'Unfinished' CPD overtime audit spirals into controversy, dimissal of top cop

Things are getting real at the Cincinnati Police Department due to a leaked and unflattering audit, a gender discrimination suit and corruption charges by a top city official

Mar 8, 2018 at 11:53 am

Cincinnati Police headquarters - Nick Swartsell
Nick Swartsell
Cincinnati Police headquarters

Things have gotten real — or maybe more appropriately, surreal — around the Cincinnati Police Department in the past few days due to a leaked audit, a gender discrimination suit and charges by a top city official that a small group of Cincinnati police are corrupt. That's led to the dismissal of one of the city's top cops.

It’s all very tangled, but here are the basics, including a few key questions: Why did city and CPD administration offer a buyout to one of the key figures in the controversy? Is there a small "rogue" element in CPD looking to remove its chief, possibly motivated by race, as Cincinnati City Manager Harry Black suggested, or is the police union's president right in dismissing that charge? Did the department go $1.8 million over budget on overtime, as the city’s daily paper says, or is that “inaccurate,” as CPD’s chief claimed in a Feb.7 memo?

Cincinnati Police Chief Eliot Isaac wrote that memo to Cincinnati City Manager Harry Black regarding a leaked draft of an audit of the department’s overtime policies. That audit is connected to another controversy within the department — a gender discrimination claim with the federal Equal Employment Opportunity Commission by District 5 Commander Capt. Bridget Bardua alleging harassment from other officers, including inspections unit commander Jeff Butler, who led the audit. According to Bardua’s gender discrimination complaint, Butler and assistant chiefs Paul Neudigate and David Bailey were working to get Isaac and Bardua removed. The involved officers have denied this assertion.

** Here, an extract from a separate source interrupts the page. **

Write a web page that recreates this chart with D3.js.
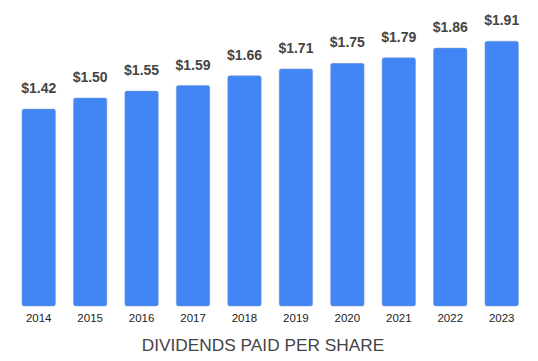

The Cincinnati Enquirer published a story Feb. 6 pulling from the allegedly unfinished audit, raising ire from Isaac and Cincinnati City Manager Black. That audit was the result of an earlier department-wide review in 2016 that recommended periodic district-level reports on overtime spending to correct issues with the department's overtime system. Bardua made roughly $80,000 on overtime and other non-salary compensation last year, according to the audit, roughly $20,000 more than other district commanders. Two sergeants in Bardua’s district together made about $90,000 in overtime last year, the audit claims. Those overtime figures represent a larger problem related to police overtime policies, according to the review.

But the audit hasn’t been fact-checked by the city and CPD's finance manager was never asked to confirm amounts included in the review, Isaac wrote in his letter to Black, who agrees with those assertions.

"Though the subject of a newspaper article, this audit has not been formally released by CPD or city administration," Black wrote in a memo to Mayor John Cranley and Cincinnati City Council yesterday. "This is because the audit remains incomplete and requires a number of caveats in order to be properly understood."

Isaac also took issue with a central element of the Enquirer’s story — an unattributed assertion by the paper that CPD has gone $1.8 million over budget by spending $7.4 million on overtime pay. Isaac says the department hasn’t gone over budget at all during his time as chief and called the Enquirer’s number wrong.

“It is important to note that the department strongly adheres to the city budget oversight process and spending oversight... also emphasizing again that the department has not exceeded budget parameters in my tenure,” Isaac wrote in his memo.

In a series of text messages to Cincinnati City Council members, Black called the Enquirer “complicit” in an effort by a “rogue element” of officers within the Cincinnati Police Department he says are corrupt and working to undermine CPD Chief Isaac, perhaps motivated in part by race. Black hasn’t named the CPD employees he says have gone rogue. The city manager also said in those text messages that he’s mulling getting the U.S. Attorney’s office involved in the matter.

The next day, Feb. 8, revelations came that assistant chief Bailey was taking a buyout and leaving CPD immediately. FOP president Dan Hils charged that Bailey was being "forced out" by chief Isaac and city manager Black. The city will pay Bailey's salary, benefits and vacation time until his slated retirement date in 2020 — a package worth roughly $400,000.

Fraternal Order of Police President Dan Hils has said there’s no evidence of any rogue officers within CPD. Mayor John Cranley has asked for more evidence backing up Black’s claims. He called Bailey’s firing “sad.”

Some Cincinnati City Council members also expressed consternation at the move. Some questioned his severance package, while others said his abrupt dismissal was disrespectful.

“I’ve worked with Lt. Col. David Bailey for over 6 years now,” Councilman Chris Seelbach tweeted Feb. 8. “He’s a good guy who has served our City well. Disappointing to again see City Manager Harry Black dismiss someone with little respect for their service. The Lt. Col. and our City deserves better.”